Hiding the Internet Ball

Posted by: Hank Hultquist on June 28, 2010 at 12:47 pm

“To define is to limit.” Or so said Oscar Wilde in The Picture of Dorian Gray.

When it comes to regulating the Internet, however, the FCC is apparently unwilling to define its regulatory limits.

In its “Third Way” NOI, the FCC did not define the Internet transmission service (what it dubs “Internet Connectivity Service”) that it proposes to regulate under Title II of the Communications Act.  Instead, the NOI simply describes it, “at a high level,” as the service that “enables users to transmit data communications to and from the rest of the Internet.”

That’s all we get.  What could that definitional blob mean?

Well, it appears to encompass a broadband Internet access provider’s entire Internet infrastructure – from the first mile copper, fiber or cable lines that connect each end user to a network node in their neighborhood all the way to the provider’s backbone routers, high-capacity links, servers, and backbone peering relationships that enable the broadband Internet access provider’s customers to connect with customers of other networks.

Without these backbone-to-backbone connections, no customer would be able to “transmit data communications to and from the rest of the Internet.”  Don’t just take my word for it, the FCC itself in one of its policy white papers said: “In order to provide end users with such universal connectivity, backbones must interconnect with one another to exchange traffic destined for each other’s end users. It is this interconnection that makes the Internet the ‘network of networks’ that it is today.”

If you were expecting the FCC to precisely define the service it intends to regulate and how it meets the statutory definition of a “telecommunications service” from the Communications Act, you were as disappointed as I was.  And, if you expected the FCC to explain in detail how its Title II regulation of that service does not inadvertently sweep in a wide range of other Internet-based products that are bundled with a transmission component (aka “Internet Connectivity Service”), such as eReaders,  for example, you were disappointed again.

Without any further explanation at all, the FCC simply announced it was not addressing “the Internet backbone” or any other facilities or services that fall within its all-encompassing non-definition of “Internet connectivity service.”
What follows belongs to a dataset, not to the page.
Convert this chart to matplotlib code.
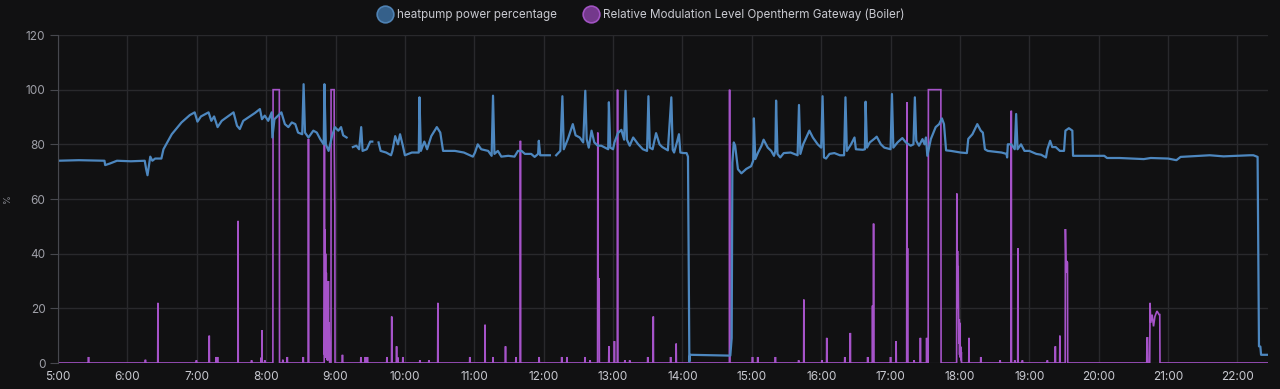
import numpy as np
import matplotlib
matplotlib.use("Agg")
import matplotlib.pyplot as plt
from matplotlib.lines import Line2D

nan = np.nan

# heatpump power percentage: (hour, value); nan = gap in data
heatpump = [
    (5.00, 74.0), (5.30, 74.2), (5.67, 74.0), (5.68, 72.4), (5.75, 73.0), (5.85, 74.0), (6.05, 73.8),
    (6.25, 74.0), (6.27, 71.0), (6.29, 68.7), (6.31, 72.0), (6.33, 75.5), (6.36, 74.0), (6.40, 74.8),
    (6.49, 74.8), (6.52, 78.2), (6.64, 83.7), (6.78, 88.0), (6.90, 90.7), (6.97, 91.7), (7.01, 88.3),
    (7.06, 90.2), (7.17, 91.7), (7.21, 88.6), (7.25, 90.2), (7.30, 86.3), (7.36, 88.6), (7.53, 91.7),
    (7.58, 86.8), (7.62, 85.6), (7.67, 88.6), (7.84, 91.5), (7.91, 92.9), (7.94, 89.2), (7.98, 90.5),
    (8.03, 88.6), (8.08, 91.7), (8.09, 82.5), (8.12, 89.2), (8.22, 91.7), (8.27, 87.4), (8.32, 86.3),
    (8.37, 88.0), (8.42, 87.4), (8.46, 84.3), (8.52, 83.7), (8.54, 102.0), (8.56, 84.3), (8.61, 82.5),
    (8.68, 85.0), (8.73, 84.3), (8.78, 81.9), (8.83, 80.0), (8.84, 102.0), (8.86, 80.0), (8.90, 77.6),
    (8.95, 83.0), (8.99, 86.3), (9.04, 85.0), (9.08, 86.3), (9.11, 83.3), (9.16, 82.5), (9.18, nan),
    (9.25, 79.0), (9.30, 79.5), (9.34, 78.2), (9.37, 86.3), (9.39, 77.6), (9.45, 78.2), (9.50, 81.0),
    (9.53, 81.0), (9.55, nan), (9.62, 80.7), (9.65, 77.6), (9.73, 77.0), (9.80, 76.0), (9.82, 77.6),
    (9.86, 83.0), (9.90, 80.0), (9.93, 83.7), (9.97, 79.5), (10.00, 76.0), (10.10, 77.0), (10.20, 77.0),
    (10.21, 97.2), (10.23, 77.6), (10.28, 81.0), (10.32, 78.2), (10.38, 83.0), (10.46, 86.3),
    (10.51, 84.3), (10.55, 77.6), (10.72, 77.6), (10.85, 77.0), (10.98, 75.5), (11.01, 77.0),
    (11.05, 80.0), (11.10, 78.2), (11.20, 77.6), (11.25, 75.8), (11.27, 97.8), (11.29, 76.5),
    (11.34, 77.6), (11.39, 75.5), (11.49, 75.8), (11.58, 75.5), (11.63, 77.6), (11.68, 77.6),
    (11.73, 76.5), (11.82, 76.5), (11.87, 75.4), (11.92, 76.5), (11.93, 81.3), (11.95, 76.0),
    (12.09, 76.0), (12.11, nan), (12.18, 76.0), (12.24, 77.6), (12.27, 97.6), (12.29, 78.2),
    (12.35, 82.0), (12.42, 87.4), (12.46, 83.3), (12.52, 82.5), (12.57, 80.7), (12.60, 99.6),
    (12.62, 81.9), (12.65, 78.8), (12.69, 85.0), (12.73, 80.7), (12.78, 79.5), (12.83, 79.5),
    (12.93, 78.2), (12.94, 95.4), (12.96, 78.8), (13.00, 78.2), (13.02, 80.7), (13.07, 84.1),
    (13.12, 85.3), (13.16, 81.7), (13.18, 99.6), (13.20, 81.7), (13.24, 79.5), (13.29, 82.5),
    (13.36, 80.1), (13.43, 78.2), (13.49, 77.6), (13.51, 97.6), (13.53, 78.8), (13.57, 78.2),
    (13.62, 84.1), (13.67, 80.0), (13.71, 79.0), (13.79, 77.8), (13.84, 97.2), (13.86, 78.0),
    (13.88, 77.0), (13.92, 80.7), (13.95, 83.7), (13.97, 77.0), (14.02, 76.8), (14.06, 76.8),
    (14.08, 75.5), (14.10, 0.5), (14.11, 3.0), (14.69, 2.7), (14.71, 9.1), (14.72, 73.3),
    (14.74, 80.7), (14.76, 79.5), (14.80, 70.9), (14.85, 69.4), (14.92, 71.0), (14.99, 72.0),
    (15.02, 74.0), (15.03, 89.5), (15.05, 74.6), (15.09, 77.0), (15.14, 79.5), (15.17, 81.7),
    (15.23, 78.8), (15.28, 77.6), (15.32, 75.8), (15.34, 77.6), (15.35, 96.0), (15.37, 76.5),
    (15.41, 75.2), (15.46, 76.8), (15.56, 77.0), (15.66, 76.0), (15.68, 94.4), (15.70, 76.5),
    (15.74, 80.0), (15.83, 85.0), (15.88, 82.5), (15.95, 80.0), (16.00, 78.8), (16.02, 97.6),
    (16.04, 75.2), (16.07, 74.8), (16.12, 76.5), (16.19, 76.8), (16.27, 76.0), (16.33, 76.0),
    (16.35, 97.2), (16.37, 77.6), (16.43, 80.0), (16.48, 82.5), (16.50, 78.2), (16.60, 78.0),
    (16.63, 78.2), (16.64, 95.6), (16.66, 78.8), (16.70, 80.7), (16.77, 82.1), (16.80, 82.8),
    (16.86, 80.0), (16.91, 78.8), (17.00, 78.2), (17.02, 98.4), (17.04, 78.8), (17.10, 80.7),
    (17.17, 82.3), (17.22, 80.7), (17.29, 79.5), (17.33, 80.0), (17.35, 97.2), (17.37, 81.3),
    (17.41, 79.5), (17.46, 81.9), (17.49, 80.0), (17.51, 82.5), (17.53, 75.8), (17.58, 81.9),
    (17.65, 86.3), (17.70, 87.4), (17.74, 89.5), (17.77, 87.4), (17.80, 77.8), (17.87, 77.6),
    (18.01, 77.0), (18.10, 76.8), (18.12, 82.0), (18.18, 83.7), (18.25, 87.4), (18.30, 85.0),
    (18.33, 84.3), (18.36, 78.2), (18.40, 77.6), (18.50, 77.3), (18.60, 77.0), (18.67, 76.5),
    (18.68, 75.2), (18.69, 80.0), (18.74, 80.0), (18.79, 78.2), (18.81, 91.1), (18.83, 78.2),
    (18.88, 80.0), (18.93, 77.6), (19.00, 77.6), (19.10, 76.5), (19.17, 76.2), (19.24, 75.2),
    (19.26, 78.2), (19.30, 81.3), (19.33, 79.0), (19.38, 79.0), (19.44, 77.6), (19.50, 77.6),
    (19.52, 85.0), (19.57, 85.9), (19.62, 85.0), (19.63, 75.8), (19.75, 75.8), (20.08, 75.8),
    (20.12, 75.0), (20.30, 75.0), (20.65, 74.6), (20.75, 75.0), (21.00, 74.8), (21.12, 74.2),
    (21.18, 75.4), (21.60, 76.0), (21.80, 75.6), (22.18, 76.0), (22.23, 76.0), (22.29, 75.4),
    (22.31, 6.1), (22.33, 6.0), (22.34, 3.0), (22.44, 3.0),
]

# boiler modulation: single short spikes (hour, value)
boiler_spikes = [
    (5.44, 2.2), (6.26, 1.2), (6.44, 22), (6.995, 1), (7.18, 10), (7.28, 2.2), (7.30, 2.2),
    (7.595, 52), (7.79, 1), (7.93, 2), (7.94, 12), (7.98, 1), (8.24, 1.2), (8.305, 2.2),
    (8.535, 2.2), (8.61, 82), (9.10, 3), (9.365, 2.2), (9.43, 2.2), (9.46, 2.2), (9.74, 2.2),
    (9.81, 17), (9.88, 6.1), (9.90, 2), (9.97, 2.2), (10.215, 1), (10.345, 1), (10.475, 22),
    (10.935, 2.2), (11.155, 14), (11.27, 2.2), (11.45, 6.1), (11.60, 2.2), (11.665, 81.3),
    (11.935, 2.2), (12.26, 2.2), (12.335, 2.2), (12.595, 2.2), (12.67, 1), (12.94, 6.1),
    (13.02, 8), (13.065, 100), (13.17, 1), (13.24, 1), (13.50, 2.2), (13.58, 17), (13.83, 2.2),
    (13.91, 7.1), (14.68, 100), (15.01, 2.2), (15.085, 2.2), (15.34, 2.2), (15.675, 1),
    (15.75, 23.2), (16.01, 1), (16.08, 9.2), (16.34, 2.2), (16.42, 11), (16.67, 2.2),
    (16.74, 21), (16.755, 51), (17.00, 2.2), (17.08, 8), (17.235, 95.4), (17.245, 42),
    (17.34, 1), (17.43, 9.2), (17.52, 9.2), (18.13, 9.2), (18.30, 2.2), (18.58, 1),
    (18.74, 92.3), (18.79, 1), (18.835, 42), (18.90, 1), (19.26, 1), (19.375, 6.1), (19.44, 10),
]

# boiler modulation: longer runs of samples (hour, value)
boiler_runs = [
    [(8.10, 100), (8.19, 100)],
    [(8.840, 87), (8.843, 3), (8.848, 49), (8.852, 2), (8.857, 40), (8.862, 8), (8.867, 33),
     (8.872, 2), (8.877, 28), (8.882, 1), (8.887, 20), (8.892, 1), (8.897, 30), (8.902, 2),
     (8.907, 15), (8.915, 0), (8.935, 0), (8.936, 100), (8.980, 100), (8.982, 79), (8.990, 57)],
    [(12.780, 84.3), (12.785, 35.5), (12.790, 17), (12.795, 31), (12.800, 28)],
    [(17.545, 100), (17.725, 100)],
    [(17.955, 62), (17.960, 20), (17.965, 41), (17.970, 31), (17.975, 35.5), (17.980, 18),
     (17.985, 7), (17.990, 16), (17.995, 3), (18.000, 14.7), (18.005, 2), (18.010, 6),
     (18.015, 1), (18.020, 4)],
    [(19.520, 49), (19.525, 40), (19.530, 33), (19.540, 37.3), (19.550, 36.7)],
    [(20.695, 9.2), (20.705, 9.2), (20.710, 0), (20.735, 0), (20.740, 22), (20.750, 14.7),
     (20.770, 17.7), (20.790, 13.4), (20.810, 17), (20.840, 19), (20.870, 17.7), (20.880, 17.7)],
]

t_start, t_end = 5.0, 22.44
hour_ticks = list(range(5, 23))
y_ticks = [0, 20, 40, 60, 80, 100, 120]

# build boiler line: zero baseline with spikes and runs
runs = [[s] for s in boiler_spikes] + boiler_runs
runs.sort(key=lambda r: r[0][0])
eps = 0.003
bx, by = [t_start], [0.0]
for r in runs:
    bx.append(r[0][0] - eps); by.append(0.0)
    for t, v in r:
        bx.append(t); by.append(v)
    bx.append(r[-1][0] + eps); by.append(0.0)
bx.append(t_end); by.append(0.0)

hx = [p[0] for p in heatpump]
hy = [p[1] for p in heatpump]

bg = "#111112"
grid_c = "#29292c"
blue = "#4d87bf"
purple = "#a653c9"
txt = "#c8c9d0"

plt.rcParams["font.family"] = ["Inter", "DejaVu Sans"]

fig = plt.figure(figsize=(12.8, 3.89), dpi=100, facecolor=bg)
ax = fig.add_axes([58 / 1280, 26 / 389, 1210 / 1280, 328 / 389])
ax.set_facecolor(bg)

ax.plot(bx, by, color=purple, lw=1.2, solid_joinstyle="miter")
ax.plot(hx, hy, color=blue, lw=1.6)

ax.set_xlim(t_start, t_end)
ax.set_ylim(0, 120)
ax.set_xticks(hour_ticks)
ax.set_xticklabels([f"{h}:00" for h in hour_ticks])
ax.set_yticks(y_ticks)
ax.grid(True, color=grid_c, lw=1)
ax.set_axisbelow(True)
for s in ["top", "right", "bottom"]:
    ax.spines[s].set_visible(False)
ax.spines["left"].set_color("#47484e")
ax.tick_params(axis="y", colors="#47484e", labelcolor="#9fa0a8", labelsize=8.5, length=6, pad=3)
ax.tick_params(axis="x", colors="#47484e", labelcolor=txt, labelsize=8.5, length=0, pad=6)
ax.set_ylabel("%", color="#8a8b92", fontsize=6.5, labelpad=10)

handles = [
    Line2D([], [], ls="", marker="o", markersize=12, markerfacecolor="#35608a",
           markeredgecolor="#4f82b3", markeredgewidth=1.2, label="heatpump power percentage"),
    Line2D([], [], ls="", marker="o", markersize=12, markerfacecolor="#74398c",
           markeredgecolor="#a153c2", markeredgewidth=1.2,
           label="Relative Modulation Level Opentherm Gateway (Boiler)"),
]
leg = fig.legend(handles=handles, loc="center", bbox_to_anchor=(0.501, 0.963), ncol=2,
                 frameon=False, fontsize=8.4, handletextpad=0.45, columnspacing=2.3,
                 handlelength=1.2)
for t in leg.get_texts():
    t.set_color(txt)

fig.savefig("out.png", dpi=100, facecolor=bg)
In place of that discussion and analysis of the limits of Title II, the NOI merely pleads that it is restoring the status quo regime that existed in the dial-up world and continues to exist for the DSL transmission services offered under Title II by more than 840 telephone companies (for those that want to impress their friends at cocktails parties, these are the carriers participating in the NECA tariff.

This “status quo” assertion though is factually incorrect – neither dial-up transmission nor NECA’s DSL transmission service enables users to communicate with the “rest of the Internet.”
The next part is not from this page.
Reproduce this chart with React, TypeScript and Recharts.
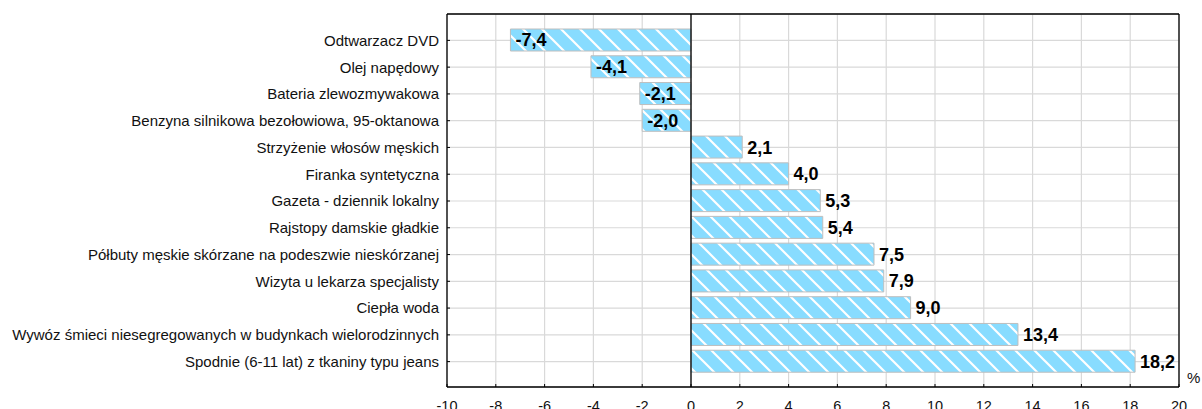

Stay with me, now, because this takes some serious unpacking…In the dial-up world, local phone service was, in fact, regulated under Title II.  But while local phone service was needed to gain access to a dial-up ISP (think AOL), it did not by itself “enable users to transmit data communications to and from the rest of the Internet.”  Instead, it was the ISP, an unregulated, Title I information service provider who supplied the end user with the ability to “to communicate with others who have Internet connections, send and receive content, and run applications online.” It supplied the end user with an IP address, was responsible for routing the end user’s packets to the Internet, and announced the end user’s IP address to the rest of the Internet.

Without the ISP, the only thing the end user could do with his or her local telephone service was . . . yes, you guessed it . . . make telephone calls.

The same is also true of DSL transmission services (again, offered under the NECA tariff).  Those services consist of a transmission link (ADSL transport) running from an end user’s home to a network node in the neighborhood (a DSLAM) combined with a transmission link (special access transport) running from the DSLAM to an ISP’s facilities (point of presence).   As with dial-up, it is the unregulated Title I ISP that provides the end user with an IP address and handles all of the routing and other functions necessary for the end user to communicate with other users of the Internet.

So, what am I getting at?

If the FCC means to classify under Title II only a portion of the network facilities that make up Internet access, it should identify those facilities with precision.  If, however, the FCC is proposing for the first time to regulate ISP servers, routers, and router-to-router connections under Title II, it should make those intentions plain and put to rest the argument once and for all that it is not regulating the Internet.

We all understand why the proponents of the Third Way do not want to say they are regulating the Internet – in the latest Wall Street Journal/NBC News poll, the overwhelming majority, nearly two-thirds of respondents, say Internet providers are either regulated enough, or should be regulated less.

Unfortunately, the Third Way’s limitless description of “broadband Internet connectivity service” would make even Oscar Wilde blush.